Les Kurdes sont massacrés
"C'est un massacre commis sous les yeux du monde entier", a dit un témoin des combats, Burhan Atmaca, au poste-frontière turc de Mursitpinar. "Le monde reste silencieux alors que les Kurdes sont massacrés".
Depuis le début de l'assaut, l'EI a pris près de 70 villages aux alentours de Kobané et poussé à la fuite quelque 160.000 habitants kurdes de la région, de peur des terribles exactions de ce groupe takfiri.
Fort de dizaines de milliers d'hommes recrutés sur place et à l'étranger, l'EI contrôle déjà de vastes régions dans le nord et l'est de la Syrie ravagée par plus de trois ans de guerre civile, et occupe également de larges pans de territoire en Irak voisin.
La prise de Kobané, où il ne resterait que quelques milliers de civils, permettrait à l'EI de contrôler sans discontinuité une longue bande frontalière de la Turquie.
Face à cette menace grandissante à ses frontières avec la Syrie et l'Irak, le Parlement turc a autorisé l'armée à mener des opérations contre l'EI dans ces deux pays au sein de la coalition menée par les Etats-Unis et à laquelle participent à différents degrés environ 50 pays.
Le texte autorise également le stationnement sur le sol turc de troupes étrangères participantes.
Les Kurdes ne croient pas à une intervention de la Turquie
Le Parlement turc a donné son feu vert mais les Kurdes qui assistent à la chute annoncée de Kobané n'y croient
plus. Pour eux c'est sûr, le gouvernement d'Ankara n'engagera jamais son armée pour sauver la ville frontalière syrienne assiégée par les jihadistes.
Posté à quelques encablures de la ligne de barbelés qui sépare les deux pays, Nurettin Bayik observe les poings serrés les nuages de fumée noire qui flottent au-dessus de Kobané (Aïn al-Arab en langue arabe). Ce matin, les forces du groupe de l'Etat islamique (EI) sont aux portes de la ville et les combats font rage.
"Nous n'attendons rien des soldats turcs", lâche ce Kurde de Turquie.
"L'armée turque n'envisage pas la moindre opération contre les combattants de l'EI", assure-t-il, "cette résolution va rester lettre morte".
Comme lui, de nombreux Kurdes de Turquie sont persuadés que leurs dirigeants sont avant tout préoccupés par le renforcement du Parti des travailleurs du Kurdistan (PKK) plutôt que par la menace jihadiste.

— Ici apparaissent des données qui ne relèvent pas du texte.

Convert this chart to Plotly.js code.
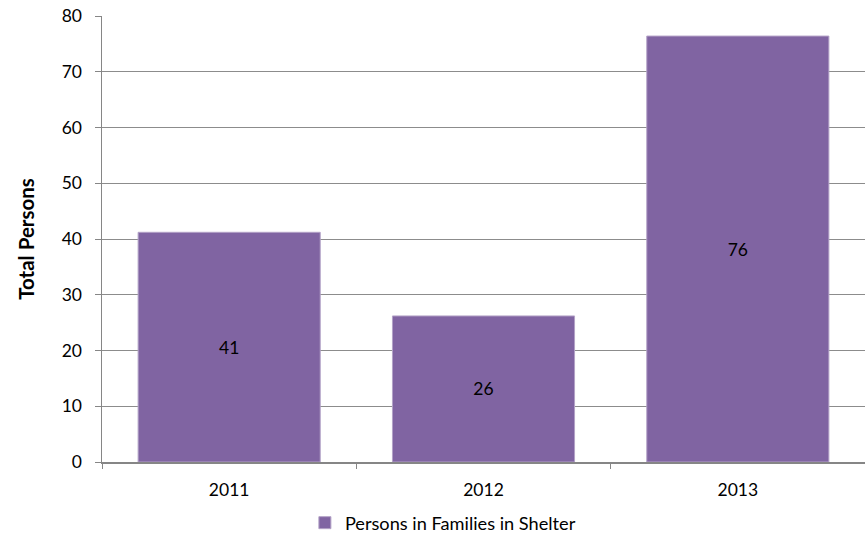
<!DOCTYPE html>
<html><head><meta charset="utf-8">
<script src="https://cdn.plot.ly/plotly-3.0.1.min.js"></script>
<style>html,body{margin:0;padding:0;background:#fff}#c{width:865px;height:539px}</style>
</head><body><div id="c"></div>
<script>
const categories = ["2011", "2012", "2013"];
const values = [41.2, 26.2, 76.4];
const labels = ["41", "26", "76"];
const seriesName = "Persons in Families in Shelter";
const yTicks = [0, 10, 20, 30, 40, 50, 60, 70, 80];

const font = "Lato, 'Open Sans', sans-serif";
const fs = 17.5;
const trace = {
  type: "bar", x: categories, y: values, name: seriesName,
  text: labels, textposition: "inside", insidetextanchor: "middle",
  textfont: {family: font, size: fs, color: "#000"},
  marker: {color: "#8064A2", line: {color: "#B3A2C7", width: 1}},
  showlegend: true, hoverinfo: "none"
};
const layout = {
  width: 865, height: 539,
  margin: {l: 102, r: 0, t: 16, b: 77},
  paper_bgcolor: "#fff", plot_bgcolor: "#fff",
  font: {family: font, size: fs, color: "#000"},
  bargap: 0.284,
  xaxis: {
    type: "category", showgrid: false, showline: true, linecolor: "#868686", linewidth: 1.5,
    ticks: "outside", tickson: "boundaries", ticklen: 5, tickcolor: "#868686",
    ticklabelstandoff: 11, tickfont: {family: font, size: fs}
  },
  yaxis: {
    range: [0, 80], tickvals: yTicks, showgrid: true, gridcolor: "#8c8c8c", gridwidth: 1,
    showline: true, linecolor: "#868686", linewidth: 1.5, zeroline: false,
    ticks: "outside", ticklen: 6, tickcolor: "#868686", ticklabelstandoff: 9,
    tickfont: {family: font, size: fs},
    title: {text: "<b>Total Persons</b>", font: {family: font, size: 20.5}, standoff: 21}
  },
  legend: {
    orientation: "h", xref: "container", yref: "container",
    x: 0.512, xanchor: "center", y: 0.03, yanchor: "middle",
    font: {family: font, size: 18.2}, itemwidth: 30
  }
};
Plotly.newPlot("c", [trace], layout, {displayModeBar: false, staticPlot: true});
</script></body></html>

Le mouvement kurde de Turquie, en rébellion contre Ankara depuis 1984, est à la pointe du combat contre le groupe de l'Etat islamique, aussi bien en Irak qu'en Syrie, avec le soutien des pays occidentaux. Mais jusque-là, la Turquie n'a laissé passer qu'au compte-gouttes les Kurdes qui voulaient rejoindre la "résistance" en Syrie.
"Dans le passé, la Turquie a appliqué ses règles d'engagement et riposté à chaque coup de feu tiré par le PKK sur son sol", remarque Cafer Seven, "mais cette fois elle n'a pas réagi lorsque l'EI a visé le territoire turc avec des mortiers".
Plusieurs obus venus de Syrie ont atteint en début de semaine les environs du poste-frontière turc de Mursitpinar. L'armée turque a depuis déployé dans le secteur une cinquantaine de chars et de véhicules blindés, jusque-là restés muets.
Même seuls, sans l'aide de la Turquie voisine et malgré le peu d'efficacité démontré par les frappes aériennes de la coalition, les Kurdes de Kobané restent persuadés que leurs troupes sont en mesure de repousser l'assaut des jihadistes.
"Nous ne cèderons jamais, même si ça doit durer un an", promet Huseyin Hillac, qui a fuit l'avancée de l'EI sur sa ville et s'est réfugié côté turc, "nos camarades vont résister jusqu'à leur dernière goutte de sang".
Ses nombreux "frères" kurdes de Turquie qui se pressent chaque jour sur les collines qui bordent la frontière pour suivre à la jumelle le déroulement du siège de Kobané veulent eux aussi croire à une victoire, même de plus en plus improbable.
"Le monde et la Turquie restent silencieux face à cette tragédie", déplore Mulkiye Asurbayef, une enseignante qui a quitté son domicile de la province turque voisine de Mardin et ses deux enfants pour rejoindre la frontière. "Nous ne partirons pas tant que ce bain de sang ne cessera pas et que les monstres de l'EI ne seront pas défaits".